◆ What the task asks ◆
Copy exactly the lines that run from the top of the listing to the line containing "import pandas as pd", both ends included, and omit the pictures.

◆ Given information ◆
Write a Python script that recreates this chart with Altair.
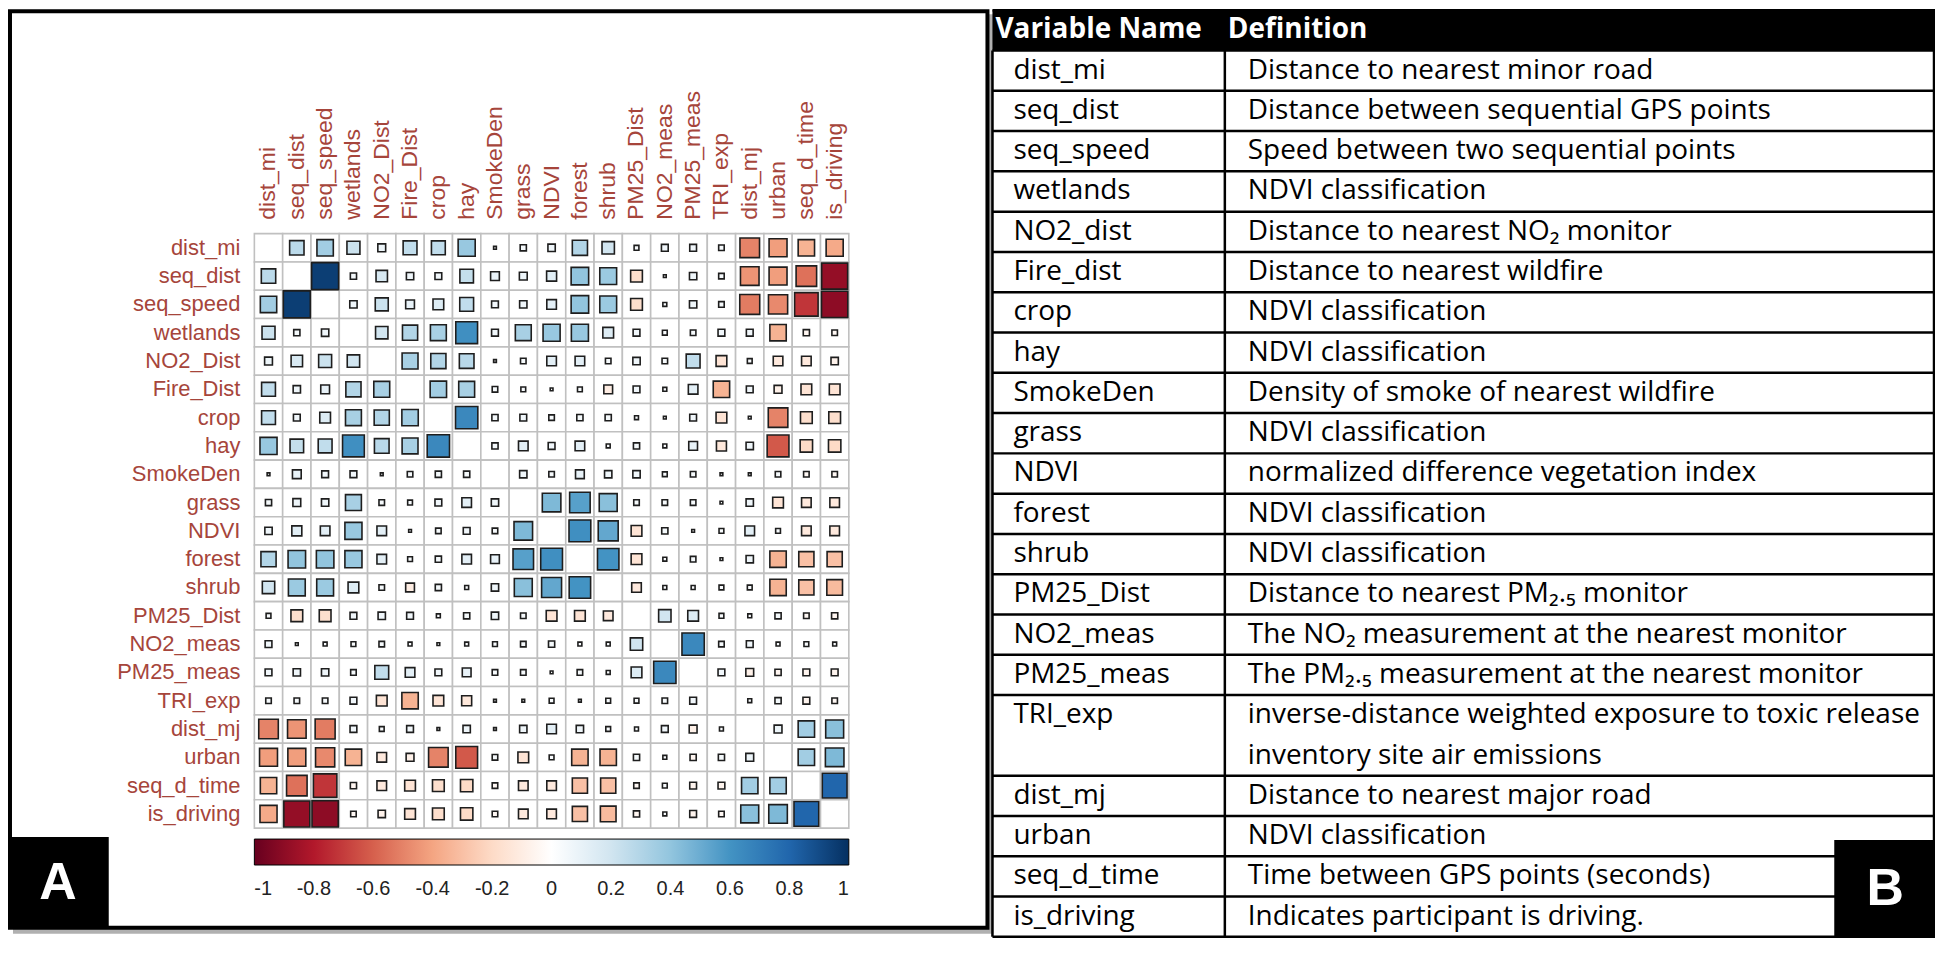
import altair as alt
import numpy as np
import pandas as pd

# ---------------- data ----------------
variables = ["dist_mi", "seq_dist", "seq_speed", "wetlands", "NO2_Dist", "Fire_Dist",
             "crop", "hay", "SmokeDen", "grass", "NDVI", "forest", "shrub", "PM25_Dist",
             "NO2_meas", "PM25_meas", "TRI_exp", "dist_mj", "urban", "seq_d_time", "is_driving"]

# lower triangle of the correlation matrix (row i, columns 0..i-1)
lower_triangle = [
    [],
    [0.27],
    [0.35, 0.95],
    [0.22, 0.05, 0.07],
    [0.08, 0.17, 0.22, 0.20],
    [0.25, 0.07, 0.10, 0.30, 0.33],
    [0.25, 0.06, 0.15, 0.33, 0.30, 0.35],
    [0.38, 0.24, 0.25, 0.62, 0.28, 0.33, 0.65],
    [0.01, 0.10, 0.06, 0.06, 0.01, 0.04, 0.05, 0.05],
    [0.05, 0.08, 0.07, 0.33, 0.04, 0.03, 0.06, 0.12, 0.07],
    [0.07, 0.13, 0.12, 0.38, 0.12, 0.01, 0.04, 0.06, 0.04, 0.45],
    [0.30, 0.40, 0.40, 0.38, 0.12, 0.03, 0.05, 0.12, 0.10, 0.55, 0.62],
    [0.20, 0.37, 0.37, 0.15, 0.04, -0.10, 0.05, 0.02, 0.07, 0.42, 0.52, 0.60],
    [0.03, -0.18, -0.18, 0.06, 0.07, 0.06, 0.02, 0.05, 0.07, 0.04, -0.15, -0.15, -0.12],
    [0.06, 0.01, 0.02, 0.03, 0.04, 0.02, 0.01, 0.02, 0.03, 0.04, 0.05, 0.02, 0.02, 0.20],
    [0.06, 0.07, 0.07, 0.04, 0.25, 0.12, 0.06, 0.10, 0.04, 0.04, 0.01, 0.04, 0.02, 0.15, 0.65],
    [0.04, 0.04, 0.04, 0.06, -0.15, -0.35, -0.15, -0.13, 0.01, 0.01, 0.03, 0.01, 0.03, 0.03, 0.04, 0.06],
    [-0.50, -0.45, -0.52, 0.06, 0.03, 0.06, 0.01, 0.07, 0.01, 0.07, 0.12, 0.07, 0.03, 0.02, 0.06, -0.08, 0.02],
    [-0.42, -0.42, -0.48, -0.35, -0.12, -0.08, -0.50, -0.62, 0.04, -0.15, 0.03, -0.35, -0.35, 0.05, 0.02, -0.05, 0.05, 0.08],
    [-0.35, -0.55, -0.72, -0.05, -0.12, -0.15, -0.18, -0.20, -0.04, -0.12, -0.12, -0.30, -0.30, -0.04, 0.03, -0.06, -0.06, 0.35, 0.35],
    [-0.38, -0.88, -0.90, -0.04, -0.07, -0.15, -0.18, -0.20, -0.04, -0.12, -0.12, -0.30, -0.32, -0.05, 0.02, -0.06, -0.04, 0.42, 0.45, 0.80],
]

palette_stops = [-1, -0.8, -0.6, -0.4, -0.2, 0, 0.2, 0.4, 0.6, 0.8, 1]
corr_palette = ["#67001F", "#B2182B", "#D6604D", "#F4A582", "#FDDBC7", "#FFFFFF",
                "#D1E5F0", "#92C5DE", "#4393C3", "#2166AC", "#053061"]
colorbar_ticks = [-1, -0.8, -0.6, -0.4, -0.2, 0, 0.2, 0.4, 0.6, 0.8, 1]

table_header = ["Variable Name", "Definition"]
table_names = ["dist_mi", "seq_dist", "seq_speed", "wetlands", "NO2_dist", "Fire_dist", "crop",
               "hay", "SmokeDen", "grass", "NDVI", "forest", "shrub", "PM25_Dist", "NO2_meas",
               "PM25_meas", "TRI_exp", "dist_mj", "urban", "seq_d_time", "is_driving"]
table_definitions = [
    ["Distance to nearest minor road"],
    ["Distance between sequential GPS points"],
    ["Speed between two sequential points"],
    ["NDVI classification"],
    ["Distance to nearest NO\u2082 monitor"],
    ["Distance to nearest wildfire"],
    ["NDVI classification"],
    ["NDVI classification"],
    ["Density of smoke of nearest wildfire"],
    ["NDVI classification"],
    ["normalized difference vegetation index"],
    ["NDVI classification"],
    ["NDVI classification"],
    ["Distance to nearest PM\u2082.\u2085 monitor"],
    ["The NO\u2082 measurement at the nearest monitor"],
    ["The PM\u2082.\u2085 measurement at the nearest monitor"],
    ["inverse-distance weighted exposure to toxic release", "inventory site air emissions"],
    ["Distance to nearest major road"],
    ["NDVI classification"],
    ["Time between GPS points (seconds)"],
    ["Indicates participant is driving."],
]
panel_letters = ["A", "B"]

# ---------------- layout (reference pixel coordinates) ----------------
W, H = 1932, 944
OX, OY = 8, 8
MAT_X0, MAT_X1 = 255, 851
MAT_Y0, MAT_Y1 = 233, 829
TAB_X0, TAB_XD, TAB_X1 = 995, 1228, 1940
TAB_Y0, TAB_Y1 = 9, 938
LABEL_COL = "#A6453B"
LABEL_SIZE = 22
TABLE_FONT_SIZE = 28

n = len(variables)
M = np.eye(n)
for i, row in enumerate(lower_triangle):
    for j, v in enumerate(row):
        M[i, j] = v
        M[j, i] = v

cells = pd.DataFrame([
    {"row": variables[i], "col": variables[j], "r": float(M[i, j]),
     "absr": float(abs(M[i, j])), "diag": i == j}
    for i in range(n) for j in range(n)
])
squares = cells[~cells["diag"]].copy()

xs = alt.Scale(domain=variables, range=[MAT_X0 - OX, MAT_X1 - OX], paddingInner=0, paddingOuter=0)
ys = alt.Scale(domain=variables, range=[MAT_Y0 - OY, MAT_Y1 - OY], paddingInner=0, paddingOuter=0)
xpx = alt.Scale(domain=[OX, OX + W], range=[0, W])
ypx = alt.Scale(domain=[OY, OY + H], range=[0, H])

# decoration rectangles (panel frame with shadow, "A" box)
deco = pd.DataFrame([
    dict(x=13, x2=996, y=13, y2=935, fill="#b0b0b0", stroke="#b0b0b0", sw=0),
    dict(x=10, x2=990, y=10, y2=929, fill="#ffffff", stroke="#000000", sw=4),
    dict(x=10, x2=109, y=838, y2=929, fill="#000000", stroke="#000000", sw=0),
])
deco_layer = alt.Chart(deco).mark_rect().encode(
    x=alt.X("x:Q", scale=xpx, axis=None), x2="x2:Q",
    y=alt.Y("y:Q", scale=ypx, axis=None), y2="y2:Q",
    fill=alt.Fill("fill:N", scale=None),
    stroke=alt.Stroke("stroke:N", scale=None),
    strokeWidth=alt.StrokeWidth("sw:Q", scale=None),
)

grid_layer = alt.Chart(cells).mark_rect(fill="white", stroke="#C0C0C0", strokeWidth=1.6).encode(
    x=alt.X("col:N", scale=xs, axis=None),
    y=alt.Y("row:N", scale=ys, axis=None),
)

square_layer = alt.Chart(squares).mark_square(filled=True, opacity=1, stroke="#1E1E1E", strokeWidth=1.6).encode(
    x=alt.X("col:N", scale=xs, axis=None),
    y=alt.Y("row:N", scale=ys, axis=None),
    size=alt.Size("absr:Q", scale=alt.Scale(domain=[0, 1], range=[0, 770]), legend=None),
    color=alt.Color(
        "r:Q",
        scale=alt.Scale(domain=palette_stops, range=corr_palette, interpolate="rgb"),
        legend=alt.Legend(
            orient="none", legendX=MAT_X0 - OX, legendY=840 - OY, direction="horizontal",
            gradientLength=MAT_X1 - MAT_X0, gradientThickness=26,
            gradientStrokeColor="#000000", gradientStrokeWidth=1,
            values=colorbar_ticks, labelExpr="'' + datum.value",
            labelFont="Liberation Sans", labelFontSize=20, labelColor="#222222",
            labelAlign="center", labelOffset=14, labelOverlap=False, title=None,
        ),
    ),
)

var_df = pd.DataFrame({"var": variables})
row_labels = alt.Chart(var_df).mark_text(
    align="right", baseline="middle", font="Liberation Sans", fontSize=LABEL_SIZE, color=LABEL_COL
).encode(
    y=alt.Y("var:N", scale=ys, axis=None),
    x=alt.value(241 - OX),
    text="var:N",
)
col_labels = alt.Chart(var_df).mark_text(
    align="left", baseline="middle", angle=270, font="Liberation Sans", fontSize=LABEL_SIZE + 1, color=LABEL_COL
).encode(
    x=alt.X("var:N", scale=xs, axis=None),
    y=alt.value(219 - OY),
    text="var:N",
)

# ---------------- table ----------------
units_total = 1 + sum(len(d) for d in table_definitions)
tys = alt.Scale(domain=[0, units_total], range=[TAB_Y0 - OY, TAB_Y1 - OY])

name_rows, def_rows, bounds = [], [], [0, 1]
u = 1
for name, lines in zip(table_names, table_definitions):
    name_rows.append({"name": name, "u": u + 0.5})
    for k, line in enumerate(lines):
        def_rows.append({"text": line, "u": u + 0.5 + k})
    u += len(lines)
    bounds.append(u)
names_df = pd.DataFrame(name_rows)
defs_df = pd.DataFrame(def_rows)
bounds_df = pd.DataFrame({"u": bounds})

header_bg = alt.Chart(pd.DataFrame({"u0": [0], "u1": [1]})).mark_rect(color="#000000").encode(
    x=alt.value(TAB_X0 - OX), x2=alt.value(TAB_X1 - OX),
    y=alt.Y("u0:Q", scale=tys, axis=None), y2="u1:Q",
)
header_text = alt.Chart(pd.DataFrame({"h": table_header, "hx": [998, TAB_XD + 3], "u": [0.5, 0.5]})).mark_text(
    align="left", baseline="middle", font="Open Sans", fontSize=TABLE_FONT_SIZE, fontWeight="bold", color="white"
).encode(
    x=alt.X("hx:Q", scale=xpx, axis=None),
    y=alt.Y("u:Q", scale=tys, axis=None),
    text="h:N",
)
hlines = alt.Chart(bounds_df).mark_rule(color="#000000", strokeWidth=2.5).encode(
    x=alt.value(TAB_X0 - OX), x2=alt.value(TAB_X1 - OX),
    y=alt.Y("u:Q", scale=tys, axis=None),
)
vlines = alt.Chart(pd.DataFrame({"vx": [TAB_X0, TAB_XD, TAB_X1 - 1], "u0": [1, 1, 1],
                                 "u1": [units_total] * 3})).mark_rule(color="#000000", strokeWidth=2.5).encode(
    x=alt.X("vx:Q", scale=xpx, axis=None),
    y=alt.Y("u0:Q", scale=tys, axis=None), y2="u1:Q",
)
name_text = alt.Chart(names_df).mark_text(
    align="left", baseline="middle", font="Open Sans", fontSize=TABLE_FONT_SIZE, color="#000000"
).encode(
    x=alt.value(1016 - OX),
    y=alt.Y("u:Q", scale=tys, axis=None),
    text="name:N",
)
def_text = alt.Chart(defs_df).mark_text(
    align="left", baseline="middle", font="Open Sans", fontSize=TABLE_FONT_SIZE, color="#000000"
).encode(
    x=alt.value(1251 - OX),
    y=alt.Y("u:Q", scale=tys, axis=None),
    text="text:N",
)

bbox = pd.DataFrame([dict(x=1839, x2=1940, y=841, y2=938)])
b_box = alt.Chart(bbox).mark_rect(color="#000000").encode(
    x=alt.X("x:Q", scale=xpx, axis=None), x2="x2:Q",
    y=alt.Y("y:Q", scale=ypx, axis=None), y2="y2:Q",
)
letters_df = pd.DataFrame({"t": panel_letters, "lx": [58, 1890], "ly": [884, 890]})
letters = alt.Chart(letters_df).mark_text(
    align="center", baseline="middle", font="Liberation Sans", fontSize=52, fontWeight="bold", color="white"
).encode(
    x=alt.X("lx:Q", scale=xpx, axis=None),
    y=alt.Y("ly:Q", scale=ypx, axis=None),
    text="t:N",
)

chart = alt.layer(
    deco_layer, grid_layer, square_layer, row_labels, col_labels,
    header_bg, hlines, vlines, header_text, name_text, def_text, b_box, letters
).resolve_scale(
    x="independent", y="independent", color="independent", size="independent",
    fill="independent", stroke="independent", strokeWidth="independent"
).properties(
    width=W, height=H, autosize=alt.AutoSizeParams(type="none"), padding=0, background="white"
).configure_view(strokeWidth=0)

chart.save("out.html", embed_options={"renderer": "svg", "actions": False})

◆ Result for this exercise ◆
Write a Python script that recreates this chart with Altair.
import altair as alt
import numpy as np
import pandas as pd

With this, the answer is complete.